* [Directions for this task]: Everything from the first line down to the line containing "alumnos = [476, 540, 589, 646, 730]" is to be retyped exactly, both ends included, with pictures left out.

* [Provided data]:
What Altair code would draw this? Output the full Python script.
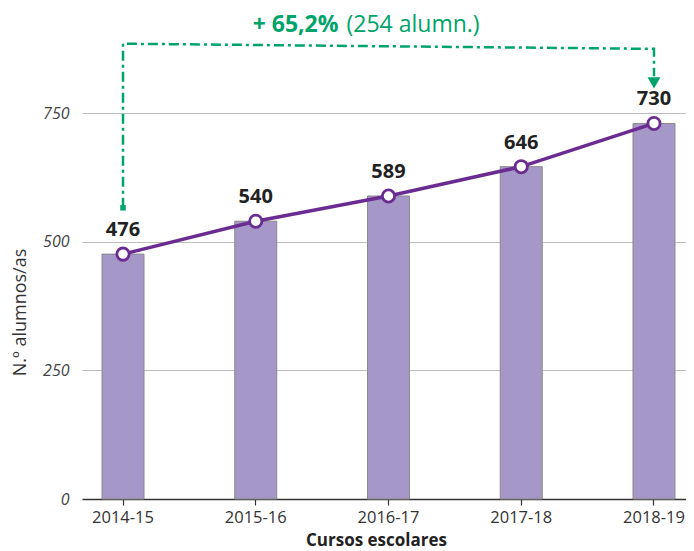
import altair as alt
import pandas as pd

cursos = ["2014-15", "2015-16", "2016-17", "2017-18", "2018-19"]
alumnos = [476, 540, 589, 646, 730]

# annotation bracket (data coordinates)
ann_x = ["2014-15", "2014-15", "2018-19", "2018-19"]
ann_y = [566, 885, 875, 822]
ann_order = [0, 1, 2, 3]
arrow_x = ["2018-19"]
arrow_y = [809]
start_x = ["2014-15"]
start_y = [566]
ann_text_x = ["2016-17"]
ann_text_y = [908]
ann_bold = ["+ 65,2%"]
ann_reg = ["(254 alumn.)"]

FONT = "Open Sans"
GREEN = "#00a46a"
PURPLE = "#6b2c91"

df = pd.DataFrame({"curso": cursos, "n": alumnos})
ann = pd.DataFrame({"curso": ann_x, "n": ann_y, "o": ann_order})
arrow = pd.DataFrame({"curso": arrow_x, "n": arrow_y})
start = pd.DataFrame({"curso": start_x, "n": start_y})
atext = pd.DataFrame({"curso": ann_text_x, "n": ann_text_y, "b": ann_bold, "r": ann_reg})

xscale = alt.Scale(domain=cursos, paddingInner=0.6836, paddingOuter=0.1168, align=0.645)
yscale = alt.Scale(domain=[0, 900], nice=False)

x = alt.X("curso:N", scale=xscale, sort=cursos,
          axis=alt.Axis(title="Cursos  escolares", labelAngle=0, labelFontSize=16.5,
                        labelColor="#333", labelFont=FONT, domainColor="#333",
                        domainWidth=1.5, tickColor="#333", tickSize=6, tickWidth=1.2,
                        labelPadding=4, titleFont=FONT, titleFontSize=17,
                        titleFontWeight="bold", titleColor="#222",
                        titleX=294, titleY=46, titleBaseline="alphabetic",
                        titleAlign="center"))
y = alt.Y("n:Q", scale=yscale,
          axis=alt.Axis(title="N.º alumnos/as", values=[0, 250, 500, 750],
                        grid=True, gridColor="#bdbdbd", gridWidth=1.2,
                        domain=False, ticks=False, labelFontSize=16,
                        labelFontStyle="italic", labelColor="#444", labelFont=FONT,
                        labelPadding=13, titleFont=FONT, titleFontSize=18,
                        titleFontWeight="normal", titleColor="#333",
                        titleX=-62, titleY=276, titleAngle=270,
                        titleAlign="center", titleBaseline="middle"))

bars = alt.Chart(df).mark_bar(color="#a597c8", stroke="#8a8a8a", strokeWidth=1).encode(x=x, y=y)
line = alt.Chart(df).mark_line(color=PURPLE, strokeWidth=3.5).encode(x=x, y=y)
pts = alt.Chart(df).mark_point(filled=True, fill="white", stroke=PURPLE, strokeWidth=2.8,
                               size=150, opacity=1, shape="circle").encode(x=x, y=y)
labels = alt.Chart(df).mark_text(dy=-24, fontSize=20, fontWeight="bold", color="#222",
                                 font=FONT, baseline="middle").encode(x=x, y=y, text="n:Q")

bracket = alt.Chart(ann).mark_line(color=GREEN, strokeWidth=2.5,
                                   strokeDash=[10, 4, 3, 4]).encode(x=x, y=y, order="o:Q")
arrow_m = alt.Chart(arrow).mark_point(shape="triangle-down", filled=True, color=GREEN,
                                      size=170, opacity=1).encode(x=x, y=y)
start_m = alt.Chart(start).mark_point(shape="square", filled=True, color=GREEN,
                                      size=30, opacity=1).encode(x=x, y=y)
t_bold = alt.Chart(atext).mark_text(dx=-50, align="right", baseline="alphabetic",
                                    fontSize=23, fontWeight="bold", color=GREEN,
                                    font=FONT).encode(x=x, y=y, text="b:N")
t_reg = alt.Chart(atext).mark_text(dx=-42, align="left", baseline="alphabetic",
                                   fontSize=23, color=GREEN,
                                   font=FONT).encode(x=x, y=y, text="r:N")

chart = alt.layer(bars, line, pts, labels, bracket, arrow_m, start_m, t_bold, t_reg).properties(
    width=604, height=463,
    autosize=alt.AutoSizeParams(type="none"),
    padding={"left": 74, "top": 28, "right": 0, "bottom": 52},
).configure_view(stroke=None)

chart.save("out.html", embed_options={"renderer": "svg", "actions": False})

* [Answer]:
What Altair code would draw this? Output the full Python script.
import altair as alt
import pandas as pd

cursos = ["2014-15", "2015-16", "2016-17", "2017-18", "2018-19"]
alumnos = [476, 540, 589, 646, 730]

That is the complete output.